Better late than never, I figure, and it was edging towards never, so...
Finished:
The one in a million boy by Monica Wood. This was a birthday present from my Granny: not a book I ever would have picked up on my own, but I'm so glad she gave it to me. It's a wonderful, engrossing read. A Scout boy who had been helping a 104 year old woman dies very suddenly. The story follows pre and post death: the old woman, the boy's mother, the boy's enstranged father, and it's... I ached for these people, and their stories, and how human and understandable they were, and how hard they were all trying. In the end, don't get happy endings as such, but they got the endings they chose, and it's all deeply, surprisngly satisfying. Would rec.
Wolves of the Calla by Stephen King. Finished at last! The last few hundred pages were amazingly gripping all over again.
By describing a previous carnage early on, King got us braced for an epic bloodbath ... which somehow made the restrained deaths, when they did come, emotionally brutal and so well done. I had more thinky thoughts than this, but now can't recall them. I cheered when Mia turned up and was willing to battle for them, and while I'm not convinced by the monstrous pregnancy plot line, I appreciated how comparatively little impact the 'shouldn't tell them [Important Detail] actually impacted the story.

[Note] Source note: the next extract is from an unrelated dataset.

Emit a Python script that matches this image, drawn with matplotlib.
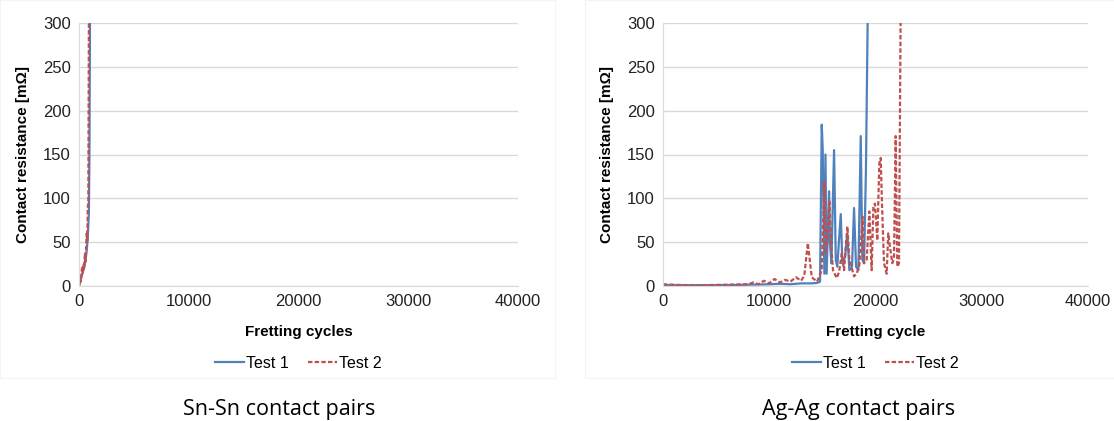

Night school by Lee Child. I've read and adored many of Child's, but this one ... It's not bad, but by page 50 one of the [bad guy] characters has casually murdered a sex worker, and Reacher has beaten up four guys for no reason at all other than they got up in his face -- despite the fact that he's supposed to be being discreet. Both of which threw me for varying levels of loop. I kept reading, and finished it, but I spent most of it glad I'd bought it second hand. The baddie characters were in several instances described with vaguely racist tropes -- the Arab characters are constantly surrounded by flies in their home; the female messenger is from 'tribal areas' which is apparently shorthand for 'seen a lot of brutality'. :/ This is actually the third Reacher that I've sat back from and winced in some way, sadly. Maybe a break for a while.
Currently reading: Ancillary Justice by Ann Leckie. Still somewhat of an intellectual read, although I was gripped for a while there in the lead up to the splitting of the Justice of Toren. And there are touches of absolutely horrifying, fascinating things such as the creation of ancillaries that I'm hoping I'd see delved into mroe in later books. Still enjoying it well enough, not entirely convinced I'll pick up the next two, but there's time yet to change my mind.
Up next: I stumbled over a copy of Flashforward in a second hand bookshop, which I hadn't even realised was a book, but I remembered the potential of the TV series and figured it was a great chance to see about a (supposedly, perhaps) finished coherent narrative about the whole thing.